Source material.
════════
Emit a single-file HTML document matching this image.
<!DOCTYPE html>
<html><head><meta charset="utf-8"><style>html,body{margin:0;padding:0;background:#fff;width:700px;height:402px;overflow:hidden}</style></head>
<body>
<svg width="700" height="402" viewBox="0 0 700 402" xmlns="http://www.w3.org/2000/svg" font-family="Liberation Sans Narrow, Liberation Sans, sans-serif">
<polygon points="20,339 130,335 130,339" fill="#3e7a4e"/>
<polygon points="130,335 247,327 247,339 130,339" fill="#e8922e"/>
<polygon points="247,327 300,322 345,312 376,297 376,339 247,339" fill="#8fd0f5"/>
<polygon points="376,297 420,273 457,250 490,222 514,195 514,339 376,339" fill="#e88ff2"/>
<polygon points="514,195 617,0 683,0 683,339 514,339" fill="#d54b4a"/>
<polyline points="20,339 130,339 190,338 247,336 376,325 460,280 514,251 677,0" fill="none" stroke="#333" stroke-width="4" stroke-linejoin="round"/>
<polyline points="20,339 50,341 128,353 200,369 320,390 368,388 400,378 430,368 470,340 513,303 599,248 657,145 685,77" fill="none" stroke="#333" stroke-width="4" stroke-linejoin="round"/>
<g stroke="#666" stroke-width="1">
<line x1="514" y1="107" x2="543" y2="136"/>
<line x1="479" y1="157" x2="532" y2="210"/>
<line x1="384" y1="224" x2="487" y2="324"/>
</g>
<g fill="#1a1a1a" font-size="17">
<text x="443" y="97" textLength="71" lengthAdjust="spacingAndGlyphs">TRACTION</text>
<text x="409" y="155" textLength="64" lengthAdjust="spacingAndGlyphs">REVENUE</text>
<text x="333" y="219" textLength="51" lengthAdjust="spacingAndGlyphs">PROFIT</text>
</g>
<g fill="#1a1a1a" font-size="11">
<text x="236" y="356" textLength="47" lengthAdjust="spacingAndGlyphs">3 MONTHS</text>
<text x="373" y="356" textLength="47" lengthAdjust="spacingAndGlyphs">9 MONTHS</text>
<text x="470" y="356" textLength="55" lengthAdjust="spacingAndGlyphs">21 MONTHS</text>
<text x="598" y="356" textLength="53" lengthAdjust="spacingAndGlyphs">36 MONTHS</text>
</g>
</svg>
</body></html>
════════
Task directions. Output all of the data again. Match it exactly.

Solution to this problem.
Emit a single-file HTML document matching this image.
<!DOCTYPE html>
<html><head><meta charset="utf-8"><style>html,body{margin:0;padding:0;background:#fff;width:700px;height:402px;overflow:hidden}</style></head>
<body>
<svg width="700" height="402" viewBox="0 0 700 402" xmlns="http://www.w3.org/2000/svg" font-family="Liberation Sans Narrow, Liberation Sans, sans-serif">
<polygon points="20,339 130,335 130,339" fill="#3e7a4e"/>
<polygon points="130,335 247,327 247,339 130,339" fill="#e8922e"/>
<polygon points="247,327 300,322 345,312 376,297 376,339 247,339" fill="#8fd0f5"/>
<polygon points="376,297 420,273 457,250 490,222 514,195 514,339 376,339" fill="#e88ff2"/>
<polygon points="514,195 617,0 683,0 683,339 514,339" fill="#d54b4a"/>
<polyline points="20,339 130,339 190,338 247,336 376,325 460,280 514,251 677,0" fill="none" stroke="#333" stroke-width="4" stroke-linejoin="round"/>
<polyline points="20,339 50,341 128,353 200,369 320,390 368,388 400,378 430,368 470,340 513,303 599,248 657,145 685,77" fill="none" stroke="#333" stroke-width="4" stroke-linejoin="round"/>
<g stroke="#666" stroke-width="1">
<line x1="514" y1="107" x2="543" y2="136"/>
<line x1="479" y1="157" x2="532" y2="210"/>
<line x1="384" y1="224" x2="487" y2="324"/>
</g>
<g fill="#1a1a1a" font-size="17">
<text x="443" y="97" textLength="71" lengthAdjust="spacingAndGlyphs">TRACTION</text>
<text x="409" y="155" textLength="64" lengthAdjust="spacingAndGlyphs">REVENUE</text>
<text x="333" y="219" textLength="51" lengthAdjust="spacingAndGlyphs">PROFIT</text>
</g>
<g fill="#1a1a1a" font-size="11">
<text x="236" y="356" textLength="47" lengthAdjust="spacingAndGlyphs">3 MONTHS</text>
<text x="373" y="356" textLength="47" lengthAdjust="spacingAndGlyphs">9 MONTHS</text>
<text x="470" y="356" textLength="55" lengthAdjust="spacingAndGlyphs">21 MONTHS</text>
<text x="598" y="356" textLength="53" lengthAdjust="spacingAndGlyphs">36 MONTHS</text>
</g>
</svg>
</body></html>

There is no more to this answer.